_AIM:_ Omit any picture, and return the remaining data exactly as written.

_AVAILABLE DATA:_
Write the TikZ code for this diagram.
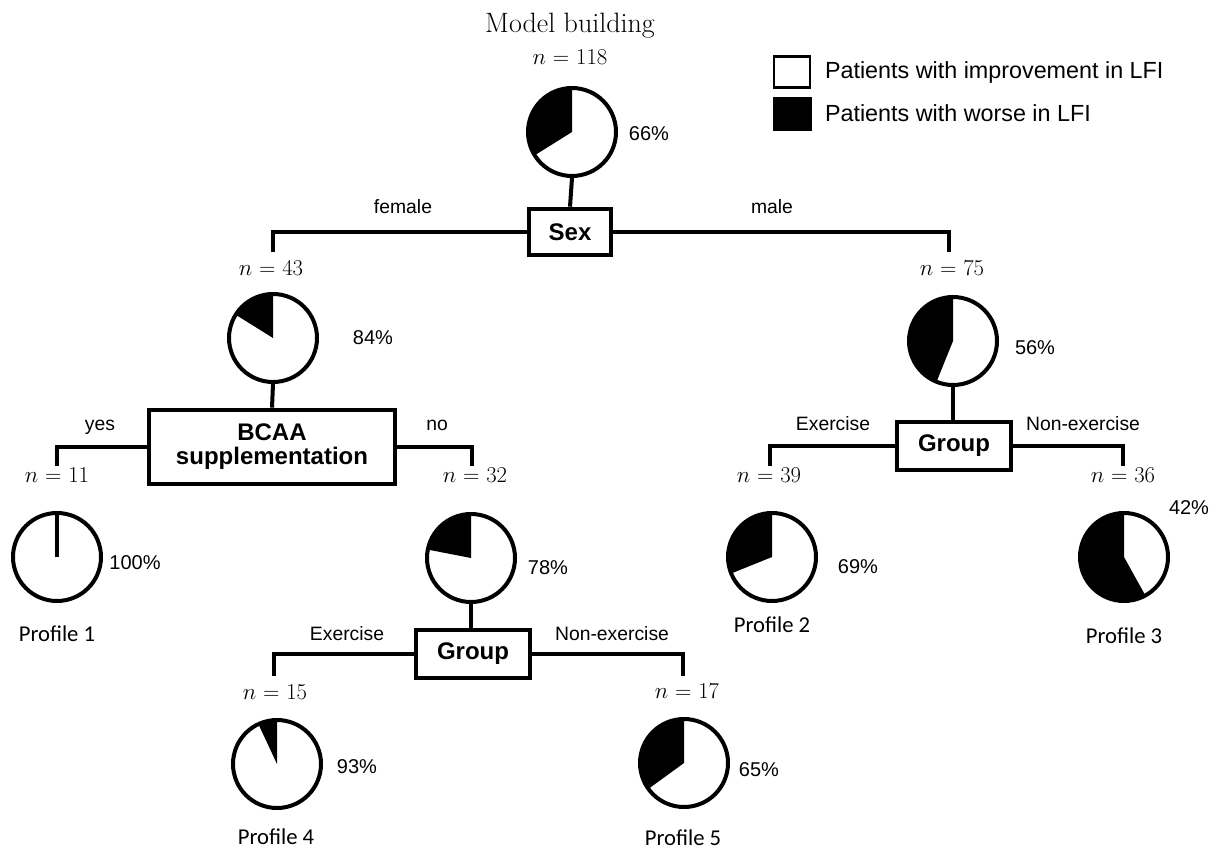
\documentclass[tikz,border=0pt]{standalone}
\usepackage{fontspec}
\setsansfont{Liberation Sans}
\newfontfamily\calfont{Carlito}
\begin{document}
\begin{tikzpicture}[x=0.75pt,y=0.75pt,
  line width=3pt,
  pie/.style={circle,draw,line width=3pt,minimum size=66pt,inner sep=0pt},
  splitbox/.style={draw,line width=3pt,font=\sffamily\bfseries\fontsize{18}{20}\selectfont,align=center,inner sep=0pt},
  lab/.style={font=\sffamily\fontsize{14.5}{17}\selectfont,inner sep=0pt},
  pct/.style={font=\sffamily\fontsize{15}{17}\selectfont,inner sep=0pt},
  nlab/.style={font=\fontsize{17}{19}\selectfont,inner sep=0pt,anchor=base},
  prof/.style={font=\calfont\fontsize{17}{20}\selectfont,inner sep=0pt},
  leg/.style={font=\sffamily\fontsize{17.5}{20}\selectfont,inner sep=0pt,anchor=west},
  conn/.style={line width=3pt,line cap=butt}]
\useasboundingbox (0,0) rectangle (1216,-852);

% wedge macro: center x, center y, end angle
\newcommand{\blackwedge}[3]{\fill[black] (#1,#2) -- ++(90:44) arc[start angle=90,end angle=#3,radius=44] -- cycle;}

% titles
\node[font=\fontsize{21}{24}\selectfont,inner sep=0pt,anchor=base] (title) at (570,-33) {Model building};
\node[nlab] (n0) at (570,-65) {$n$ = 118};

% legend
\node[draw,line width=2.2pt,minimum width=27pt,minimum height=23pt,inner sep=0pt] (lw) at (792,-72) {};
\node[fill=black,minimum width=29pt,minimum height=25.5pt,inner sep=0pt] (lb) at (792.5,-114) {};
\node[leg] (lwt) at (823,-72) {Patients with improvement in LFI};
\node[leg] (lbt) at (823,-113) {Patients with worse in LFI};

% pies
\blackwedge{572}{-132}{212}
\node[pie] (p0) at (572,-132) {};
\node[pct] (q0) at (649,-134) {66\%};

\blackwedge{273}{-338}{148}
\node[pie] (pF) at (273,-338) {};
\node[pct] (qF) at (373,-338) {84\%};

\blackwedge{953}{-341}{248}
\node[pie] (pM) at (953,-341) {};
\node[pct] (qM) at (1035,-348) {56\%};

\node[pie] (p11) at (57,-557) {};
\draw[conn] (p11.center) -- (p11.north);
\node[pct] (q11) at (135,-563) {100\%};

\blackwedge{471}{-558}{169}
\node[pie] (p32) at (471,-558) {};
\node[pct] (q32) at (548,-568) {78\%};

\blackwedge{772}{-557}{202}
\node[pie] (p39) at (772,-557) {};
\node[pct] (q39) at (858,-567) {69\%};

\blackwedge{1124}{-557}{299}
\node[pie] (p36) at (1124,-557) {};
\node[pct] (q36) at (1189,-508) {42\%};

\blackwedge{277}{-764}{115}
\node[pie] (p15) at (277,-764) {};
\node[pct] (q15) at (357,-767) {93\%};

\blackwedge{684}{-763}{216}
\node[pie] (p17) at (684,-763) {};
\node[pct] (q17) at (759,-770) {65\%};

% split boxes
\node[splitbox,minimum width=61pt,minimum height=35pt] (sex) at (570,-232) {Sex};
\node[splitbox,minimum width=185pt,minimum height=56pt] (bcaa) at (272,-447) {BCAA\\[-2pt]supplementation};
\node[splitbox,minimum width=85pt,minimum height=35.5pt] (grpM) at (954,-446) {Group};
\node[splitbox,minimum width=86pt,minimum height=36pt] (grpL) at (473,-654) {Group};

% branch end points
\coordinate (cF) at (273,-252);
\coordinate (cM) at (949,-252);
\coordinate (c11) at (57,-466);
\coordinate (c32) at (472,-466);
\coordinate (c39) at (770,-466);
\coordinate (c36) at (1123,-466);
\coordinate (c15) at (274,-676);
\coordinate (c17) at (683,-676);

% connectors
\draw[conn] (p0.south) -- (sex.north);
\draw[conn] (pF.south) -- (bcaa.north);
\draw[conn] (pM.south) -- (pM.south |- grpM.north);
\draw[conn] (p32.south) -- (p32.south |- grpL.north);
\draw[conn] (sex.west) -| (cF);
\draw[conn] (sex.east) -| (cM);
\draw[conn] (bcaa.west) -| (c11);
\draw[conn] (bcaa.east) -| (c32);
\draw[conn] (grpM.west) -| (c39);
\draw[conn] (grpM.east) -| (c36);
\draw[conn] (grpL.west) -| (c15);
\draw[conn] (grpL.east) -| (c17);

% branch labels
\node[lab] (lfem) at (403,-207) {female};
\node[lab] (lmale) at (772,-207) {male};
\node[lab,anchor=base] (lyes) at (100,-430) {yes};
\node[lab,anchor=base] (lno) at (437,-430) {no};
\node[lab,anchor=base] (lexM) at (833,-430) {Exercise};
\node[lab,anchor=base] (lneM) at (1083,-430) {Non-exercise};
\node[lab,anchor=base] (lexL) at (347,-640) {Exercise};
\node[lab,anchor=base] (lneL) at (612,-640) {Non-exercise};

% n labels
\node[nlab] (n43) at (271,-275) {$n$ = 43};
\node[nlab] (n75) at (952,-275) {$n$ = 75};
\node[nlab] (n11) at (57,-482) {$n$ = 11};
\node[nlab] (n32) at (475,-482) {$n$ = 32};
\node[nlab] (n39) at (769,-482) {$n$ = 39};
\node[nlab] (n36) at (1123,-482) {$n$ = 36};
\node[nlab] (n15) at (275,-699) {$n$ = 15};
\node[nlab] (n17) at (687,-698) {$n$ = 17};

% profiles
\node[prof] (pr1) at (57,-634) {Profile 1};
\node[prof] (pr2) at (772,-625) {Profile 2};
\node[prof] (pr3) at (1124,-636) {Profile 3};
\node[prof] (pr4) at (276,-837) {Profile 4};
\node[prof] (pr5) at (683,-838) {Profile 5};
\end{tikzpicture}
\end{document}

_TASK SOLUTION:_
Write the TikZ code for this diagram.
\documentclass[tikz,border=0pt]{standalone}
\usepackage{fontspec}
\setsansfont{Liberation Sans}
\newfontfamily\calfont{Carlito}
\begin{document}
\begin{tikzpicture}[x=0.75pt,y=0.75pt,
  line width=3pt,
  pie/.style={circle,draw,line width=3pt,minimum size=66pt,inner sep=0pt},
  splitbox/.style={draw,line width=3pt,font=\sffamily\bfseries\fontsize{18}{20}\selectfont,align=center,inner sep=0pt},
  lab/.style={font=\sffamily\fontsize{14.5}{17}\selectfont,inner sep=0pt},
  pct/.style={font=\sffamily\fontsize{15}{17}\selectfont,inner sep=0pt},
  nlab/.style={font=\fontsize{17}{19}\selectfont,inner sep=0pt,anchor=base},
  prof/.style={font=\calfont\fontsize{17}{20}\selectfont,inner sep=0pt},
  leg/.style={font=\sffamily\fontsize{17.5}{20}\selectfont,inner sep=0pt,anchor=west},
  conn/.style={line width=3pt,line cap=butt}]
\useasboundingbox (0,0) rectangle (1216,-852);

% wedge macro: center x, center y, end angle
\newcommand{\blackwedge}[3]{\fill[black] (#1,#2) -- ++(90:44) arc[start angle=90,end angle=#3,radius=44] -- cycle;}

% titles
\node[font=\fontsize{21}{24}\selectfont,inner sep=0pt,anchor=base] (title) at (570,-33) {Model building};
\node[nlab] (n0) at (570,-65) {$n$ = 118};

% legend
\node[draw,line width=2.2pt,minimum width=27pt,minimum height=23pt,inner sep=0pt] (lw) at (792,-72) {};
\node[fill=black,minimum width=29pt,minimum height=25.5pt,inner sep=0pt] (lb) at (792.5,-114) {};
\node[leg] (lwt) at (823,-72) {Patients with improvement in LFI};
\node[leg] (lbt) at (823,-113) {Patients with worse in LFI};

% pies
\blackwedge{572}{-132}{212}
\node[pie] (p0) at (572,-132) {};
\node[pct] (q0) at (649,-134) {66\%};

\blackwedge{273}{-338}{148}
\node[pie] (pF) at (273,-338) {};
\node[pct] (qF) at (373,-338) {84\%};

\blackwedge{953}{-341}{248}
\node[pie] (pM) at (953,-341) {};
\node[pct] (qM) at (1035,-348) {56\%};

\node[pie] (p11) at (57,-557) {};
\draw[conn] (p11.center) -- (p11.north);
\node[pct] (q11) at (135,-563) {100\%};

\blackwedge{471}{-558}{169}
\node[pie] (p32) at (471,-558) {};
\node[pct] (q32) at (548,-568) {78\%};

\blackwedge{772}{-557}{202}
\node[pie] (p39) at (772,-557) {};
\node[pct] (q39) at (858,-567) {69\%};

\blackwedge{1124}{-557}{299}
\node[pie] (p36) at (1124,-557) {};
\node[pct] (q36) at (1189,-508) {42\%};

\blackwedge{277}{-764}{115}
\node[pie] (p15) at (277,-764) {};
\node[pct] (q15) at (357,-767) {93\%};

\blackwedge{684}{-763}{216}
\node[pie] (p17) at (684,-763) {};
\node[pct] (q17) at (759,-770) {65\%};

% split boxes
\node[splitbox,minimum width=61pt,minimum height=35pt] (sex) at (570,-232) {Sex};
\node[splitbox,minimum width=185pt,minimum height=56pt] (bcaa) at (272,-447) {BCAA\\[-2pt]supplementation};
\node[splitbox,minimum width=85pt,minimum height=35.5pt] (grpM) at (954,-446) {Group};
\node[splitbox,minimum width=86pt,minimum height=36pt] (grpL) at (473,-654) {Group};

% branch end points
\coordinate (cF) at (273,-252);
\coordinate (cM) at (949,-252);
\coordinate (c11) at (57,-466);
\coordinate (c32) at (472,-466);
\coordinate (c39) at (770,-466);
\coordinate (c36) at (1123,-466);
\coordinate (c15) at (274,-676);
\coordinate (c17) at (683,-676);

% connectors
\draw[conn] (p0.south) -- (sex.north);
\draw[conn] (pF.south) -- (bcaa.north);
\draw[conn] (pM.south) -- (pM.south |- grpM.north);
\draw[conn] (p32.south) -- (p32.south |- grpL.north);
\draw[conn] (sex.west) -| (cF);
\draw[conn] (sex.east) -| (cM);
\draw[conn] (bcaa.west) -| (c11);
\draw[conn] (bcaa.east) -| (c32);
\draw[conn] (grpM.west) -| (c39);
\draw[conn] (grpM.east) -| (c36);
\draw[conn] (grpL.west) -| (c15);
\draw[conn] (grpL.east) -| (c17);

% branch labels
\node[lab] (lfem) at (403,-207) {female};
\node[lab] (lmale) at (772,-207) {male};
\node[lab,anchor=base] (lyes) at (100,-430) {yes};
\node[lab,anchor=base] (lno) at (437,-430) {no};
\node[lab,anchor=base] (lexM) at (833,-430) {Exercise};
\node[lab,anchor=base] (lneM) at (1083,-430) {Non-exercise};
\node[lab,anchor=base] (lexL) at (347,-640) {Exercise};
\node[lab,anchor=base] (lneL) at (612,-640) {Non-exercise};

% n labels
\node[nlab] (n43) at (271,-275) {$n$ = 43};
\node[nlab] (n75) at (952,-275) {$n$ = 75};
\node[nlab] (n11) at (57,-482) {$n$ = 11};
\node[nlab] (n32) at (475,-482) {$n$ = 32};
\node[nlab] (n39) at (769,-482) {$n$ = 39};
\node[nlab] (n36) at (1123,-482) {$n$ = 36};
\node[nlab] (n15) at (275,-699) {$n$ = 15};
\node[nlab] (n17) at (687,-698) {$n$ = 17};

% profiles
\node[prof] (pr1) at (57,-634) {Profile 1};
\node[prof] (pr2) at (772,-625) {Profile 2};
\node[prof] (pr3) at (1124,-636) {Profile 3};
\node[prof] (pr4) at (276,-837) {Profile 4};
\node[prof] (pr5) at (683,-838) {Profile 5};
\end{tikzpicture}
\end{document}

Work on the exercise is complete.